Ironically, it was Samaras’ New Democracy Conservatives and the PASOK Socialists, one of his coalition partners, who created the problem and the country’s crushing economic crisis by hiring hundreds of thousands of unnecessary workers for 40 years in return for votes, building a hugely bloated public sector with lax regulations concerning workers.
The inspections showed that many workers just don’t come to work or show up only occasionally yet keep getting paid and aren’t disciplined, the newspaper reported. The worst offenders were in the Education Ministry, where 20 percent of employees don’t come to work as required.
Kathimerini said the problem got worse during extended strikes last November by public transport workers and civil servants taking advantage of the work stoppages to stop coming to work or appearing only from time to time. The workers have reacted angrily to the unannounced checks, accusing the government of using “intimidation tactics” to make them show up for work.
The findings overshadowed stalled talks between Finance Minister Yiannis Stournas and Troika envoys as he left behind subordinates to talk to them as he headed to Dublin, Ireland for an April 12 meeting of Eurozone finance ministers who want reports on progress in implementing reforms in Greece as well as Cyprus, which is also going to be getting a bailout.
The news agencies Enet and Reuters reported that he engaged in long talks that made progress in some areas but little in others and that the negotiations are unlikely to be concluded until at least next week, further delaying a 2.8 billion euros ($3.5 billion) loan installment due in March and putting in jeopardy a 6 billion euros ($7.8 billion) payment this month.
“We are close… on the right path,” said one government source close to the negotiations. Stournaras made no comments to the press. He is reportedly waiting until all outstanding issues are resolved until he makes any announcement.
Administrative Reform Minister Antonis Manitakis had said they were negotiating “the final points” – the mass public sector layoffs  – being demanded by the Troika. He opposes them and has previously threatened to resign if Samaras gives in.
Troika officials also met with Development Ministry employees to discuss a Greek proposal to lighten the burden on excessively indebted households and businesses, Kathimerini said. Other issues – including the possible reduction of an unpopular property tax and allowing debts to the state to be paid back in more than 40 installments – appeared to have been resolved, according to sources.

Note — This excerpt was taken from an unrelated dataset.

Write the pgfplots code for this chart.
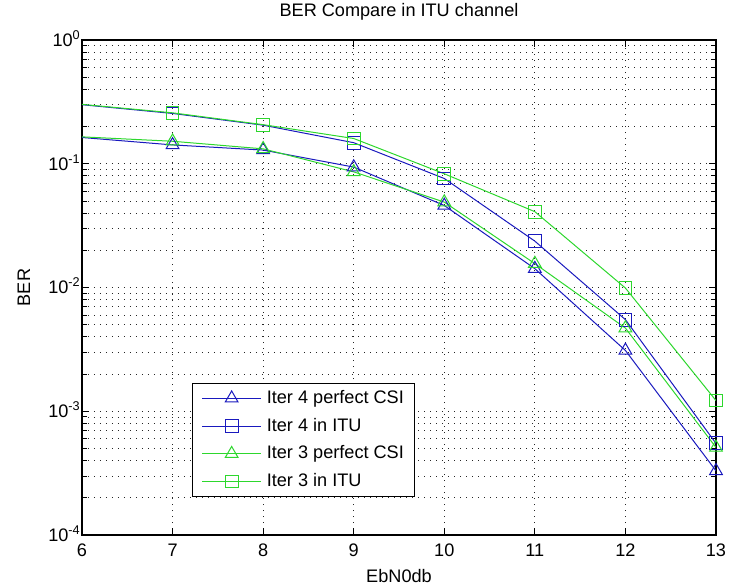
\documentclass[border=0pt]{standalone}
\usepackage{fontspec}
\setmainfont{Liberation Sans}
\usepackage{pgfplots}
\pgfplotsset{compat=1.18}
\definecolor{mblue}{RGB}{25,25,190}
\definecolor{mgreen}{RGB}{45,215,45}
\newcommand\mf{\fontsize{13.6}{16}\selectfont}
\begin{document}
\begin{tikzpicture}
\path[use as bounding box] (-61.5pt,-39pt) rectangle (493.5pt,401.25pt);
\begin{axis}[
  at={(0,0)}, anchor=south west,
  scale only axis, width=475.5pt, height=371.25pt,
  xmin=6, xmax=13, ymin=1e-4, ymax=1, ymode=log,
  xtick={6,7,8,9,10,11,12,13},
  xticklabels={6,7,8,9,10,11,12,13},
  ytick={1e-4,1e-3,1e-2,1e-1,1},
  yticklabels={10\textsuperscript{-4},10\textsuperscript{-3},10\textsuperscript{-2},10\textsuperscript{-1},10\textsuperscript{0}},
  minor ytick={2e-4,3e-4,4e-4,5e-4,6e-4,7e-4,8e-4,9e-4,2e-3,3e-3,4e-3,5e-3,6e-3,7e-3,8e-3,9e-3,2e-2,3e-2,4e-2,5e-2,6e-2,7e-2,8e-2,9e-2,2e-1,3e-1,4e-1,5e-1,6e-1,7e-1,8e-1,9e-1},
  tick align=inside, major tick length=5.5pt, minor tick length=4pt,
  tick style={black, line width=0.65pt},
  axis line style={line width=0.8pt},
  grid=both,
  major grid style={black!85, line width=0.6pt, dash pattern=on 0.7pt off 3.8pt},
  minor grid style={black!85, line width=0.6pt, dash pattern=on 0.7pt off 3.8pt},
  xticklabel style={font=\mf, yshift=-3pt},
  yticklabel style={font=\mf, anchor=base east, yshift=-4.8pt, inner xsep=1pt},
  title={BER Compare in ITU channel},
  title style={font=\mf, at={(axis description cs:0.5,1.0323)}, anchor=base},
  xlabel={EbN0db},
  xlabel style={font=\mf, at={(axis description cs:0.5,-0.095)}, anchor=base},
  ylabel={BER},
  ylabel style={font=\mf, at={(axis description cs:-0.0915,0.5)}, anchor=center},
  legend cell align=left,
  legend style={at={(axis description cs:0.1735,0.0768)}, anchor=south west,
    draw=black, line width=0.75pt, font=\mf, inner xsep=7pt, inner ysep=4.5pt,
    row sep=7.3pt, nodes={text height=9.5pt, text depth=2pt, inner sep=1pt}},
  legend image code/.code={\draw[mark indices={2}] plot coordinates {(0pt,0pt) (22pt,0pt) (44pt,0pt)}; \path (47pt,0pt);},
]
\addplot[mblue, line width=0.75pt, mark=triangle, mark size=5.5pt, mark indices={2,3,4,5,6,7,8}, mark options={solid}]
  coordinates {(6,0.163) (7,0.142) (8,0.129) (9,0.094) (10,0.046) (11,0.0142) (12,0.0031) (13,0.00033)};
\addlegendentry{Iter 4 perfect CSI}
\addplot[mblue, line width=0.75pt, mark=square, mark size=4.8pt, mark indices={2,3,4,5,6,7,8}, mark options={solid}]
  coordinates {(6,0.300) (7,0.255) (8,0.205) (9,0.148) (10,0.076) (11,0.0237) (12,0.0055) (13,0.00055)};
\addlegendentry{Iter 4 in ITU}
\addplot[mgreen, line width=0.75pt, mark=triangle, mark size=5.5pt, mark indices={2,3,4,5,6,7,8}, mark options={solid}]
  coordinates {(6,0.165) (7,0.152) (8,0.132) (9,0.086) (10,0.049) (11,0.0156) (12,0.0047) (13,0.00051)};
\addlegendentry{Iter 3 perfect CSI}
\addplot[mgreen, line width=0.75pt, mark=square, mark size=4.8pt, mark indices={2,3,4,5,6,7,8}, mark options={solid}]
  coordinates {(6,0.302) (7,0.258) (8,0.207) (9,0.160) (10,0.083) (11,0.041) (12,0.0099) (13,0.00122)};
\addlegendentry{Iter 3 in ITU}
\end{axis}
\end{tikzpicture}
\end{document}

The government is expected to present as a victory for the Greek side the fact that Athens managed to plug a 4-billion-euros ($5.24 billion) “financing gap” for 2013 and 2014 without imposing additional austerity measures, beyond the so-called “prior actions” already pledged to foreign creditors in exchange for continued rescue loans.
The Troika reportedly wants the government to start by laying off 2,000 employees accused of disciplinary offenses. Manitakis has insisted that dismissals cannot be carried out until the cases have been resolved and is reportedly seeking ways to accelerate the process of disciplinary hearings. In any case, Manitakis reportedly objects to committing to a specific number of layoffs by a certain deadline.
Sources close to the minister said that the Troika’s call for another 20,000 layoffs by the end of next year is over and above what Greece committed to in the second loan agreement it signed last year, causing further friction.
Sources told Kathimerini that the Troika might give Athens some extra time – possibly until summer – to show progress in speeding up the process by which oath-breaking civil servants are found guilty or exonerated so that dismissals can begin.
The talks in Dublin will also focus on the problems of shaky EU banks, especially rattled by a confiscation tax Cyprus imposed on accounts of more than 100,000 euros ($130,000) which could have as much as 80 percent of the money seized by the government. Eurozone finance ministers are reportedly keen on protecting guaranteed deposits under 100,000 euros but even those are not sacrosanct, critics have said.
There is a growing sense that from now on the Eurozone will insist on confiscating portions of bank accounts to pay for bailouts and the mistakes the banks made, taking the money from people who had nothing to do with it. Eurozone officials have ominously warned as well that bank accounts are guaranteed against loss but not from confiscation by governments who can take the money whenever they want.
“While it is acknowledged that bailing in interbank liabilities may carry certain risks,” officials write in the document, seen by Reuters, “on balance, it is preferable … that these liabilities are not excluded from bail-in”.